Iraq pauses and Iran reappears after seven years
At the same time, India did not import oil from Iraq in April due to disruptions in exports. The figure drew attention because Iraq usually ranks among the important suppliers for Indian refineries, especially given its logistical proximity and its weight within Middle East supply.
In parallel, India received Iranian oil for the first time in almost seven years, following a temporary waiver granted by Washington to help stabilize global oil prices. The transaction highlights the flexible nature of India’s purchases in an environment of geopolitical tension and shipping routes under pressure.
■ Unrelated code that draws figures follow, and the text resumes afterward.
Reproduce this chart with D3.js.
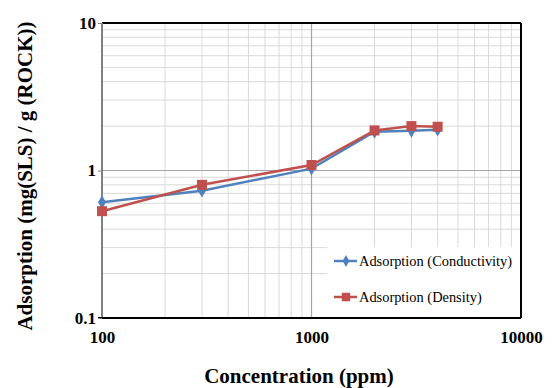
<!DOCTYPE html>
<html>
<head>
<meta charset="utf-8">
<script src="https://cdn.jsdelivr.net/npm/d3@7"></script>
<style>
  body { margin: 0; background: #fff; }
  svg { display: block; font-family: "Liberation Serif", "Times New Roman", serif; }
</style>
</head>
<body>
<div id="chart"></div>
<script>
// concentration (ppm) and adsorption
const concentration = [100, 300, 1000, 2000, 3000, 4000];
const conductivity = [0.61, 0.73, 1.03, 1.83, 1.86, 1.89];
const density = [0.53, 0.80, 1.09, 1.87, 2.00, 1.98];
const seriesNames = ["Adsorption (Conductivity)", "Adsorption (Density)"];
const xTicks = [100, 1000, 10000];
const yTicks = [0.1, 1, 10];

const width = 553, height = 388;
const margin = { top: 23, right: 32, bottom: 70, left: 102 };
const iw = width - margin.left - margin.right;
const ih = height - margin.top - margin.bottom;

const svg = d3.select("#chart").append("svg")
    .attr("width", width)
    .attr("height", height);

const x = d3.scaleLog().domain([100, 10000]).range([0, iw]);
const y = d3.scaleLog().domain([0.1, 10]).range([ih, 0]);

const g = svg.append("g")
    .attr("transform", `translate(${margin.left},${margin.top})`);

// grid lines: every 1..9 per decade
const minorX = [], minorY = [];
[100, 1000].forEach(d => { for (let k = 2; k <= 9; k++) minorX.push(d * k); });
[0.1, 1].forEach(d => { for (let k = 2; k <= 9; k++) minorY.push(d * k); });

g.selectAll(".gx").data(minorX).enter().append("line")
    .attr("x1", d => x(d)).attr("x2", d => x(d))
    .attr("y1", 0).attr("y2", ih)
    .attr("stroke", "#d9d9d9").attr("stroke-width", 1);
g.selectAll(".gy").data(minorY).enter().append("line")
    .attr("x1", 0).attr("x2", iw)
    .attr("y1", d => y(d)).attr("y2", d => y(d))
    .attr("stroke", "#d9d9d9").attr("stroke-width", 1);

// major grid
g.append("line")
    .attr("x1", x(1000)).attr("x2", x(1000)).attr("y1", 0).attr("y2", ih)
    .attr("stroke", "#a6a6a6").attr("stroke-width", 1.2);
g.append("line")
    .attr("x1", 0).attr("x2", iw).attr("y1", y(1)).attr("y2", y(1))
    .attr("stroke", "#a6a6a6").attr("stroke-width", 1.2);

// legend box (covers grid)
const lg = g.append("g").attr("transform", `translate(${iw - 194},${ih - 71})`);
lg.append("rect")
    .attr("width", 194).attr("height", 71)
    .attr("fill", "#fff");

// frame
g.append("line").attr("x1", 0).attr("x2", iw).attr("y1", 0).attr("y2", 0)
    .attr("stroke", "#000").attr("stroke-width", 2);
g.append("line").attr("x1", iw).attr("x2", iw).attr("y1", 0).attr("y2", ih)
    .attr("stroke", "#000").attr("stroke-width", 2);
g.append("line").attr("x1", 0).attr("x2", 0).attr("y1", 0).attr("y2", ih)
    .attr("stroke", "#808080").attr("stroke-width", 2);
g.append("line").attr("x1", -4).attr("x2", iw).attr("y1", ih).attr("y2", ih)
    .attr("stroke", "#000").attr("stroke-width", 2);

// axes
const xAxis = d3.axisBottom(x).tickValues(xTicks).tickFormat(d3.format("d")).tickSize(0).tickPadding(13);
const yAxis = d3.axisLeft(y).tickValues(yTicks).tickFormat(d => d).tickSize(4).tickPadding(2);

g.append("g").attr("transform", `translate(0,${ih})`).call(xAxis)
    .call(a => a.select(".domain").remove())
    .selectAll("text").attr("font-size", 17).attr("font-weight", "bold")
    .attr("font-family", "Liberation Serif").attr("fill", "#000");
g.append("g").call(yAxis)
    .call(a => a.select(".domain").remove())
    .call(a => a.selectAll("line").attr("stroke", "#808080"))
    .selectAll("text").attr("font-size", 17).attr("font-weight", "bold")
    .attr("font-family", "Liberation Serif").attr("fill", "#000");

// series
const colors = ["#4f81bd", "#c0504d"];
const series = [conductivity, density];
const line = d3.line().x(d => x(d[0])).y(d => y(d[1]));

series.forEach((vals, i) => {
    const pts = concentration.map((c, j) => [c, vals[j]]);
    g.append("path")
        .datum(pts)
        .attr("d", line)
        .attr("fill", "none")
        .attr("stroke", colors[i])
        .attr("stroke-width", 2.5);
});

const diamond = d3.symbol().type(d3.symbolDiamond).size(55);
const square = d3.symbol().type(d3.symbolSquare).size(100);
const shapes = [diamond, square];

series.forEach((vals, i) => {
    g.selectAll(".m" + i)
        .data(concentration.map((c, j) => [c, vals[j]]))
        .enter().append("path")
        .attr("d", shapes[i])
        .attr("transform", d => `translate(${x(d[0])},${y(d[1])})`)
        .attr("fill", colors[i]);
});

// legend entries
const legendShapes = [d3.symbol().type(d3.symbolDiamond).size(40), d3.symbol().type(d3.symbolSquare).size(72)];
seriesNames.forEach((name, i) => {
    const row = lg.append("g").attr("transform", `translate(7,${14 + i * 36})`);
    row.append("line").attr("x1", 0).attr("x2", 23).attr("y1", 0).attr("y2", 0)
        .attr("stroke", colors[i]).attr("stroke-width", 2.5);
    row.append("path").attr("d", legendShapes[i]).attr("transform", "translate(12,0)")
        .attr("fill", colors[i]);
    row.append("text").attr("x", 25).attr("y", 5)
        .attr("font-size", 14.4).attr("fill", "#000")
        .text(name);
});

// axis titles
svg.append("text")
    .attr("x", 299).attr("y", 383)
    .attr("text-anchor", "middle")
    .attr("font-size", 21).attr("font-weight", "bold")
    .text("Concentration (ppm)");

svg.append("text")
    .attr("transform", "translate(32,176) rotate(-90)")
    .attr("text-anchor", "middle")
    .attr("font-size", 21).attr("font-weight", "bold")
    .text("Adsorption (mg(SLS) / g (ROCK))");
</script>
</body>
</html>
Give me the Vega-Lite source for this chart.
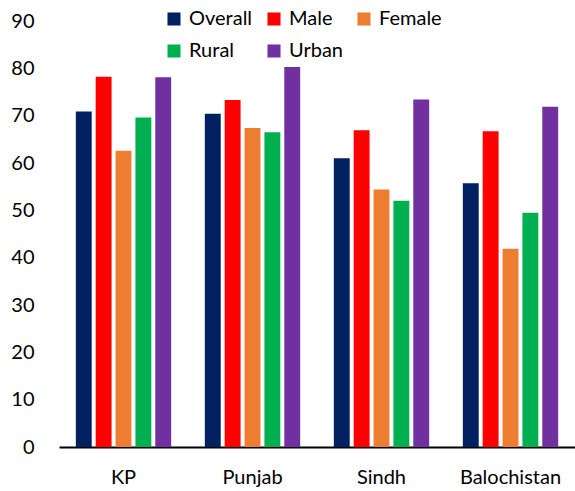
{
  "$schema": "https://vega.github.io/schema/vega-lite/v6.json",
  "width": 516,
  "height": 426,
  "autosize": "none",
  "padding": {"left": 59, "top": 21, "right": 0, "bottom": 44},
  "background": "white",
  "config": {
    "view": {"stroke": null},
    "font": "Lato"
  },
  "data": {
    "values": [
      {"region": "KP", "group": "Overall", "value": 70.9},
      {"region": "KP", "group": "Male", "value": 78.2},
      {"region": "KP", "group": "Female", "value": 62.6},
      {"region": "KP", "group": "Rural", "value": 69.6},
      {"region": "KP", "group": "Urban", "value": 78.1},
      {"region": "Punjab", "group": "Overall", "value": 70.4},
      {"region": "Punjab", "group": "Male", "value": 73.3},
      {"region": "Punjab", "group": "Female", "value": 67.4},
      {"region": "Punjab", "group": "Rural", "value": 66.5},
      {"region": "Punjab", "group": "Urban", "value": 80.3},
      {"region": "Sindh", "group": "Overall", "value": 61.0},
      {"region": "Sindh", "group": "Male", "value": 66.9},
      {"region": "Sindh", "group": "Female", "value": 54.4},
      {"region": "Sindh", "group": "Rural", "value": 52.0},
      {"region": "Sindh", "group": "Urban", "value": 73.4},
      {"region": "Balochistan", "group": "Overall", "value": 55.7},
      {"region": "Balochistan", "group": "Male", "value": 66.7},
      {"region": "Balochistan", "group": "Female", "value": 41.9},
      {"region": "Balochistan", "group": "Rural", "value": 49.5},
      {"region": "Balochistan", "group": "Urban", "value": 71.9}
    ]
  },
  "mark": {"type": "bar"},
  "encoding": {
    "x": {
      "field": "region",
      "type": "nominal",
      "sort": ["KP", "Punjab", "Sindh", "Balochistan"],
      "scale": {"paddingInner": 0.23, "paddingOuter": 0.115},
      "axis": {
        "title": null,
        "labelAngle": 0,
        "ticks": false,
        "domainColor": "black",
        "domainWidth": 2,
        "labelFontSize": 20,
        "labelColor": "black",
        "labelPadding": 20
      }
    },
    "xOffset": {
      "field": "group",
      "type": "nominal",
      "sort": ["Overall", "Male", "Female", "Rural", "Urban"],
      "scale": {"paddingInner": 0.2, "paddingOuter": 0.1}
    },
    "y": {
      "field": "value",
      "type": "quantitative",
      "scale": {"domain": [0, 90], "nice": false},
      "axis": {
        "title": null,
        "values": [0, 10, 20, 30, 40, 50, 60, 70, 80, 90],
        "grid": false,
        "ticks": false,
        "domain": false,
        "labelFontSize": 20,
        "labelColor": "black",
        "labelPadding": 25
      }
    },
    "color": {
      "field": "group",
      "type": "nominal",
      "sort": ["Overall", "Male", "Female", "Rural", "Urban"],
      "scale": {
        "domain": ["Overall", "Male", "Female", "Rural", "Urban"],
        "range": ["#002060", "#FF0000", "#ED7D31", "#00B050", "#7030A0"]
      },
      "legend": {
        "title": null,
        "orient": "none",
        "legendX": 105,
        "legendY": -12,
        "direction": "horizontal",
        "columns": 3,
        "symbolType": "square",
        "symbolSize": 170,
        "symbolStrokeWidth": 0,
        "labelFontSize": 20,
        "labelColor": "black",
        "labelOffset": 5,
        "columnPadding": 11,
        "rowPadding": 12
      }
    }
  }
}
The United Arab Emirates and Saudi Arabia sustain Gulf flows
Despite the disruptions, the United Arab Emirates and Saudi Arabia helped contain the decline in crude from the Middle East. Imports from the United Arab Emirates rose to nearly 669,700 barrels per day in April, up from 230,600 barrels per day in March. Saudi shipments, for their part, held near 619,500 barrels per day.
The logistical difference is key: the United Arab Emirates and Saudi Arabia have export routes that bypass the Strait of Hormuz. By contrast, Kuwait, Iraq, Qatar, and Bahrain depend more heavily on that sea lane for their oil shipments.
Total purchases remain stable
Overall, India imported 4.57 million barrels per day in April, a level similar to March but 15.5% lower than the same period a year earlier. OPEC producers’ share of India’s imports rose to 45.2% in April, from about 30% in March, driven by higher purchases from Gulf suppliers with less exposed routes.
Finally, the reshuffling of India’s oil imports reflects a diversification strategy in the face of a route critical to global energy trade. With Russia still in the lead, the United Arab Emirates and Saudi Arabia as regional backstops, and Latin America gaining weight, Indian refineries are seeking to keep crude flowing while the market closely watches any new disruption in Hormuz.